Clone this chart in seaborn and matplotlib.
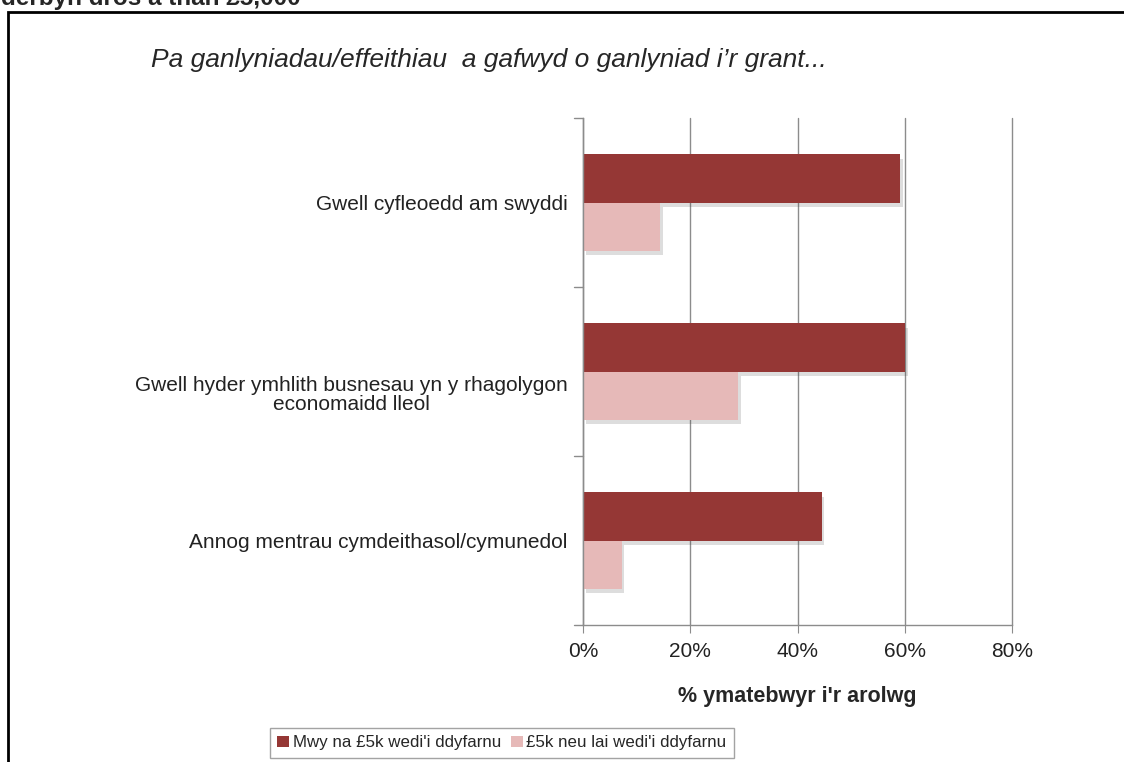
import matplotlib.pyplot as plt
import matplotlib.patheffects as pe
import matplotlib.transforms as mtransforms
from matplotlib.patches import Rectangle
import seaborn as sns
import pandas as pd

# data
categories = ["Gwell cyfleoedd am swyddi",
              "Gwell hyder ymhlith busnesau yn y rhagolygon\neconomaidd lleol",
              "Annog mentrau cymdeithasol/cymunedol"]
series_names = ["Mwy na £5k wedi'i ddyfarnu", "£5k neu lai wedi'i ddyfarnu"]
over_5k = [59.1, 60.0, 44.5]
under_5k = [14.4, 28.9, 7.2]
xticks = [0, 20, 40, 60, 80]
colors = ["#953735", "#E6B9B8"]

df = pd.DataFrame({
    "cat": categories * 2,
    "group": [series_names[0]] * 3 + [series_names[1]] * 3,
    "val": over_5k + under_5k,
})

sns.set_style("white")
plt.rcParams['font.family'] = ['Liberation Sans', 'DejaVu Sans']

fig = plt.figure(figsize=(11.24, 7.62), dpi=100)
ax = fig.add_axes([0.5187, 0.1798, 0.3817, 0.6652])

sns.barplot(data=df, x="val", y="cat", hue="group", order=categories,
            hue_order=series_names, palette=colors, width=0.57,
            saturation=1, ax=ax, legend=True)

# soft shadow like the office chart
for p in ax.patches:
    p.set_path_effects([pe.SimplePatchShadow(offset=(2, -3), alpha=0.18, shadow_rgbFace='#444444'),
                        pe.Normal()])
    p.set_edgecolor('none')

ax.set_xlim(0, 80)
ax.set_xticks(xticks)
ax.set_xticklabels([f"{t}%" for t in xticks], fontsize=15, color='#222222')
ax.xaxis.grid(True, color='#8c8c8c', linewidth=1)
for gl in ax.get_xgridlines():
    gl.set_clip_on(False)
ax.set_axisbelow(True)
ax.set_ylim(2.5, -0.5)

# category labels and Excel-style tick marks between groups
ax.set_yticks([0, 1, 2])
ax.set_yticklabels(categories, fontsize=15, color='#222222', ha='right',
                   multialignment='center', linespacing=1.05)
ax.tick_params(axis='y', length=0, pad=11)
# two-line label sits a little lower in the original
lbl = ax.get_yticklabels()[1]
lbl.set_transform(lbl.get_transform() + mtransforms.ScaledTranslation(0, -21 / 100, fig.dpi_scale_trans))
for b in [-0.5, 0.5, 1.5, 2.5]:
    ax.plot([-0.02, 0], [b, b], transform=ax.get_yaxis_transform(),
            color='#8c8c8c', lw=1, clip_on=False)
ax.tick_params(axis='x', length=6, direction='out', color='#8c8c8c', pad=6)
ax.xaxis.set_tick_params(which='major', bottom=True)

for s in ['top', 'right']:
    ax.spines[s].set_visible(False)
for s in ['left', 'bottom']:
    ax.spines[s].set_color('#8c8c8c')
    ax.spines[s].set_linewidth(1)

ax.set_ylabel("")
ax.set_xlabel("% ymatebwyr i'r arolwg", fontsize=15.5, fontweight='bold', labelpad=18)

leg = ax.legend(loc='center', bbox_to_anchor=(0.4466, 0.025), bbox_transform=fig.transFigure,
                ncol=2, frameon=True, fontsize=12.2, handlelength=0.7, handleheight=0.7,
                handletextpad=0.2, columnspacing=0.6, borderpad=0.45, fancybox=False)
leg.get_frame().set_edgecolor('#8c8c8c')
leg.get_frame().set_linewidth(1)
for h in leg.legend_handles:
    h.set_path_effects([])

fig.text(0.435, 0.921, "Pa ganlyniadau/effeithiau  a gafwyd o ganlyniad i\u2019r grant...",
         fontsize=19, style='italic', ha='center', va='center')
fig.text(0.001, 1 - 5 / 762, "derbyn dros a than £5,000", fontsize=17.5,
         fontweight='bold', ha='left', va='baseline')
fig.patches.append(Rectangle((0.0071, -0.05), 1.1, 0.984 + 0.05, transform=fig.transFigure,
                             fill=False, edgecolor='black', linewidth=2))

fig.savefig("out.png", dpi=100)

_Short exercise_.
Repeat all the data as it stands, dropping any images it holds.

_Output below_.
Clone this chart in seaborn and matplotlib.
import matplotlib.pyplot as plt
import matplotlib.patheffects as pe
import matplotlib.transforms as mtransforms
from matplotlib.patches import Rectangle
import seaborn as sns
import pandas as pd

# data
categories = ["Gwell cyfleoedd am swyddi",
              "Gwell hyder ymhlith busnesau yn y rhagolygon\neconomaidd lleol",
              "Annog mentrau cymdeithasol/cymunedol"]
series_names = ["Mwy na £5k wedi'i ddyfarnu", "£5k neu lai wedi'i ddyfarnu"]
over_5k = [59.1, 60.0, 44.5]
under_5k = [14.4, 28.9, 7.2]
xticks = [0, 20, 40, 60, 80]
colors = ["#953735", "#E6B9B8"]

df = pd.DataFrame({
    "cat": categories * 2,
    "group": [series_names[0]] * 3 + [series_names[1]] * 3,
    "val": over_5k + under_5k,
})

sns.set_style("white")
plt.rcParams['font.family'] = ['Liberation Sans', 'DejaVu Sans']

fig = plt.figure(figsize=(11.24, 7.62), dpi=100)
ax = fig.add_axes([0.5187, 0.1798, 0.3817, 0.6652])

sns.barplot(data=df, x="val", y="cat", hue="group", order=categories,
            hue_order=series_names, palette=colors, width=0.57,
            saturation=1, ax=ax, legend=True)

# soft shadow like the office chart
for p in ax.patches:
    p.set_path_effects([pe.SimplePatchShadow(offset=(2, -3), alpha=0.18, shadow_rgbFace='#444444'),
                        pe.Normal()])
    p.set_edgecolor('none')

ax.set_xlim(0, 80)
ax.set_xticks(xticks)
ax.set_xticklabels([f"{t}%" for t in xticks], fontsize=15, color='#222222')
ax.xaxis.grid(True, color='#8c8c8c', linewidth=1)
for gl in ax.get_xgridlines():
    gl.set_clip_on(False)
ax.set_axisbelow(True)
ax.set_ylim(2.5, -0.5)

# category labels and Excel-style tick marks between groups
ax.set_yticks([0, 1, 2])
ax.set_yticklabels(categories, fontsize=15, color='#222222', ha='right',
                   multialignment='center', linespacing=1.05)
ax.tick_params(axis='y', length=0, pad=11)
# two-line label sits a little lower in the original
lbl = ax.get_yticklabels()[1]
lbl.set_transform(lbl.get_transform() + mtransforms.ScaledTranslation(0, -21 / 100, fig.dpi_scale_trans))
for b in [-0.5, 0.5, 1.5, 2.5]:
    ax.plot([-0.02, 0], [b, b], transform=ax.get_yaxis_transform(),
            color='#8c8c8c', lw=1, clip_on=False)
ax.tick_params(axis='x', length=6, direction='out', color='#8c8c8c', pad=6)
ax.xaxis.set_tick_params(which='major', bottom=True)

for s in ['top', 'right']:
    ax.spines[s].set_visible(False)
for s in ['left', 'bottom']:
    ax.spines[s].set_color('#8c8c8c')
    ax.spines[s].set_linewidth(1)

ax.set_ylabel("")
ax.set_xlabel("% ymatebwyr i'r arolwg", fontsize=15.5, fontweight='bold', labelpad=18)

leg = ax.legend(loc='center', bbox_to_anchor=(0.4466, 0.025), bbox_transform=fig.transFigure,
                ncol=2, frameon=True, fontsize=12.2, handlelength=0.7, handleheight=0.7,
                handletextpad=0.2, columnspacing=0.6, borderpad=0.45, fancybox=False)
leg.get_frame().set_edgecolor('#8c8c8c')
leg.get_frame().set_linewidth(1)
for h in leg.legend_handles:
    h.set_path_effects([])

fig.text(0.435, 0.921, "Pa ganlyniadau/effeithiau  a gafwyd o ganlyniad i\u2019r grant...",
         fontsize=19, style='italic', ha='center', va='center')
fig.text(0.001, 1 - 5 / 762, "derbyn dros a than £5,000", fontsize=17.5,
         fontweight='bold', ha='left', va='baseline')
fig.patches.append(Rectangle((0.0071, -0.05), 1.1, 0.984 + 0.05, transform=fig.transFigure,
                             fill=False, edgecolor='black', linewidth=2))

fig.savefig("out.png", dpi=100)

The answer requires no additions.